Bush nominated Kavanaugh again on February 14, 2005, and again on January 25, 2006. The Judiciary Committee held a second hearing on May 9, 2006, and finally voted to confirm him on May 26, 2006.
During both hearings, Senate Democrats pressed Kavanaugh about his knowledge of Bush’s criteria for judicial nominations and Kavanaugh’s time working with independent counsel Kenneth Starr. They also asked whether Kavanaugh was familiar with Bush-era anti-terror policies, a claim he repeatedly denied under oath.
While Schumer and others insisted that Kavanaugh was “too partisan,” the record of both hearings provides many insights into the kind of judge he would be.
Kavanaugh consistently emphasized, for example, deference to the law as written and his unwillingness to inject his personal policy preferences when ruling on the cases before him. He stated:
I believe very much in interpreting text as it is written and not seeking to impose one’s own personal policy preferences into the text of the document. I believe very much in judicial restraint, recognizing the primary policymaking role of the legislative branch in our constitutional democracy.
When discussing his future role on the appeals court, Kavanaugh emphasized that “as a judge, again, it is not your personal views … it is not your personal views that are relevant or your past affiliations that are relevant. It is important to follow the law faithfully, the precedent of the Supreme Court, regardless of what those views may be.”
Kavanaugh not only embraced judicial restraint, but he was candid about the impact of judicial activism. He stated, for example, that “some of the worst moments in the Supreme Court’s history have been moments of judicial activism, like the Dred Scott case, like the Lochner case, where the court went outside its proper bounds, in my judgment, in interpreting clauses of the Constitution to impose its own policy views and to supplant the proper role of the legislative branch.”
While some senators tried to elicit Kavanaugh’s opinion about certain judicial precedents, Kavanaugh repeatedly declined the invitation in order to protect the impartiality of the judiciary.
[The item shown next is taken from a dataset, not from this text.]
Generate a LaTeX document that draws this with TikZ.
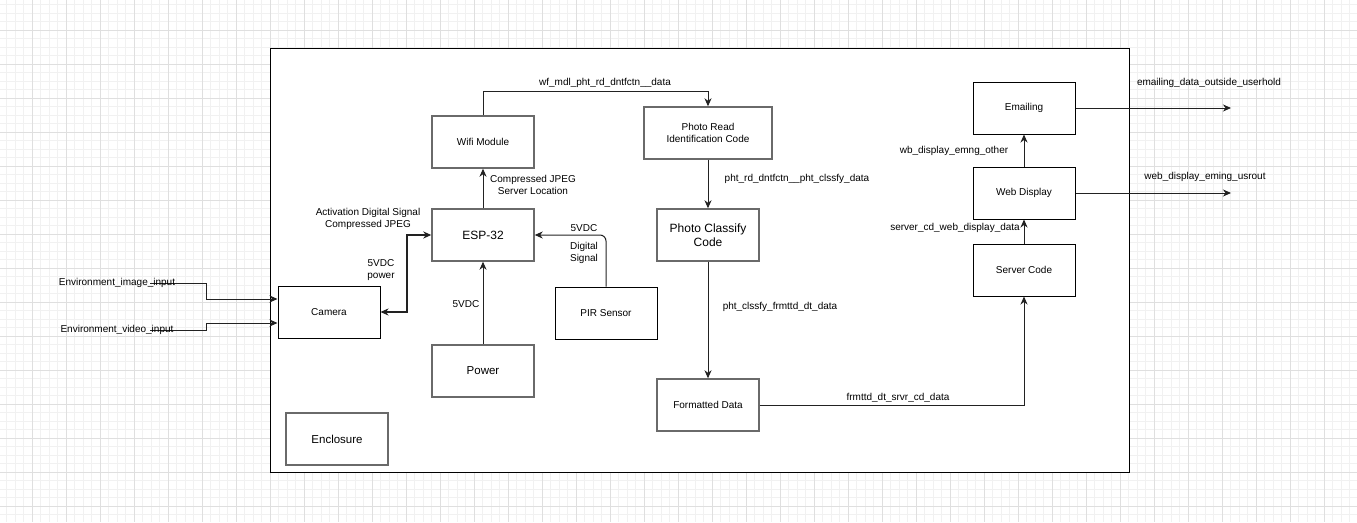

He explained at one point that a certain question “sounds like a specific hypothetical that could come before the court, so I’d hesitate to give an answer.”
Overall, Kavanaugh’s answers under rigorous questioning during his 2004 and 2006 confirmation hearings prove helpful in answering the question Schumer asked—namely, what kind of justice Kavanaugh will be.
Kavanaugh reiterated throughout both hearings that he will defer to the law as written, restrain himself from imposing his own personal policy preferences and taking on a partisan role, respect precedent, and maintain impartiality by refusing to prejudge cases before they come before the court.
If Kavanaugh’s own words aren’t enough, senators should consider the assessment of Judge Walter Stapleton of the U.S. Court of Appeals for the 3rd Circuit, for whom Kavanaugh clerked after graduating from Yale Law School:
There was no trace of arrogance and no agenda. [Kavanaugh] applied his legal acuity and common sense judgment with equal diligence to every case, large or small, undertaking his evaluation of each without predilection. … His ultimate recommendations were based on careful case-by-case analyses of the facts of each case, and objective application of the relevant precedents. It was clear to me that he understood the crucial role of precedent in a society that’s committed to the rule of law.